Staff summarized multiple approvals and conditions from state and local reviewers: the Department of Energy and Environmental Protection (DEEP) had issued a permit with extensive conditions, the Inland Wetlands Commission placed 30 conditions on its approval, and the city engineer recommended a third‑party monitor acceptable to the city and additional contingency language. Staff found the applicant’s submitted wall stabilization plan unacceptable because it relied on the applicant’s spouse for self‑reporting and lacked independent verification. The staff memo recommended that approval be conditioned on a third‑party engineer acceptable to the city and that any breach of the wall render the permit null and void.

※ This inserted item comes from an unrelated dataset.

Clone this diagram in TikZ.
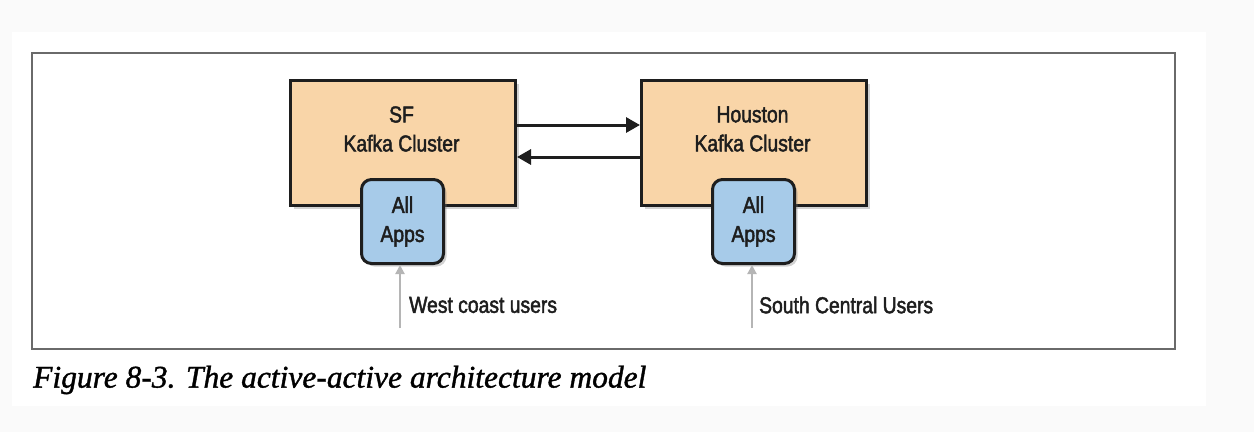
\documentclass[tikz,border=0pt]{standalone}
\usepackage{fontspec}
\setmainfont{Liberation Serif}
\newfontfamily\diafont[FakeStretch=0.84,FakeBold=2]{Liberation Sans}
\newfontfamily\capfont[FakeBold=1.2]{Liberation Serif}
\usetikzlibrary{arrows.meta,shadows}
\definecolor{pagebg}{HTML}{FAFAFA}
\definecolor{orangefill}{HTML}{F9D5A8}
\definecolor{bluefill}{HTML}{A7CBE9}
\definecolor{boxline}{HTML}{1E1E1E}
\definecolor{userline}{HTML}{B5B5B5}
\definecolor{frameline}{HTML}{6A6A6A}
\tikzset{
  cluster/.style={draw=boxline, line width=3pt, fill=orangefill, minimum width=225pt, minimum height=125pt, anchor=north west, inner sep=0pt,
    drop shadow={shadow xshift=3pt, shadow yshift=-3pt, opacity=0.35}},
  apps/.style={draw=boxline, line width=3pt, fill=bluefill, rounded corners=10pt, minimum width=82pt, minimum height=84pt, anchor=north west, inner sep=0pt,
    drop shadow={shadow xshift=3pt, shadow yshift=-3pt, opacity=0.35}},
  dtext/.style={font=\diafont\fontsize{23}{29}\selectfont, text=boxline, align=center, inner sep=0pt},
  ltext/.style={font=\diafont\fontsize{23}{29}\selectfont, text=boxline, anchor=west, inner sep=0pt},
  link/.style={line width=3pt, draw=boxline, -{Triangle[length=14pt,width=15pt]}},
  userarrow/.style={line width=2pt, draw=userline, -{Triangle[length=9pt,width=9pt]}},
}
\begin{document}
\begin{tikzpicture}[x=1pt,y=-1pt]
  \fill[pagebg] (0,0) rectangle (1254,432);
  \fill[white] (12,32) rectangle (1206,406);
  \draw[frameline, line width=2pt] (32,53) rectangle (1175,349);

  \node[cluster] (SF) at (289,79) {};
  \node[cluster] (HO) at (640,79) {};
  \node[dtext] (SFt) at (401.5,129) {SF\\Kafka Cluster};
  \node[dtext] (HOt) at (752.5,129) {Houston\\Kafka Cluster};

  \draw[link] (SF.east |- 0,125) -- (HO.west |- 0,125);
  \draw[link] (HO.west |- 0,157) -- (SF.east |- 0,157);

  \node[apps] (A1) at (360,178) {};
  \node[apps] (A2) at (711,178) {};
  \node[dtext] (A1t) at (A1.center) {All\\Apps};
  \node[dtext] (A2t) at (A2.center) {All\\Apps};

  \coordinate (U1) at (400,328);
  \coordinate (U2) at (752,328);
  \draw[userarrow] (U1) -- (A1.south -| U1);
  \draw[userarrow] (U2) -- (A2.south -| U2);
  \node[ltext] (L1) at (409,305) {West coast users};
  \node[ltext] (L2) at (759,305) {South Central Users};

  \node[anchor=west, inner sep=0pt, font=\capfont\itshape\fontsize{31.5}{36}\selectfont] (cap) at (33,380) {Figure 8-3. The active-active architecture model};
\end{tikzpicture}
\end{document}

During the hearing the applicant acknowledged she had not agreed to all 30 inland wetlands conditions and said she was concerned about language that would make the permit null and void if the wall failed. The applicant proposed a third‑party monitor (an engineer named in the hearing) but the board and staff said acceptability must be determined in advance by the city engineer and relevant departments.

Mr. Mortimer moved to approve the CAM with multiple conditions referencing DEEP and Inland Wetlands requirements and a certified third‑party stabilization plan; the motion failed in roll call (1 in favor; 6 opposed). Board members who opposed cited unresolved engineering details, the applicant’s lack of written agreement to required conditions and the need for independent monitoring.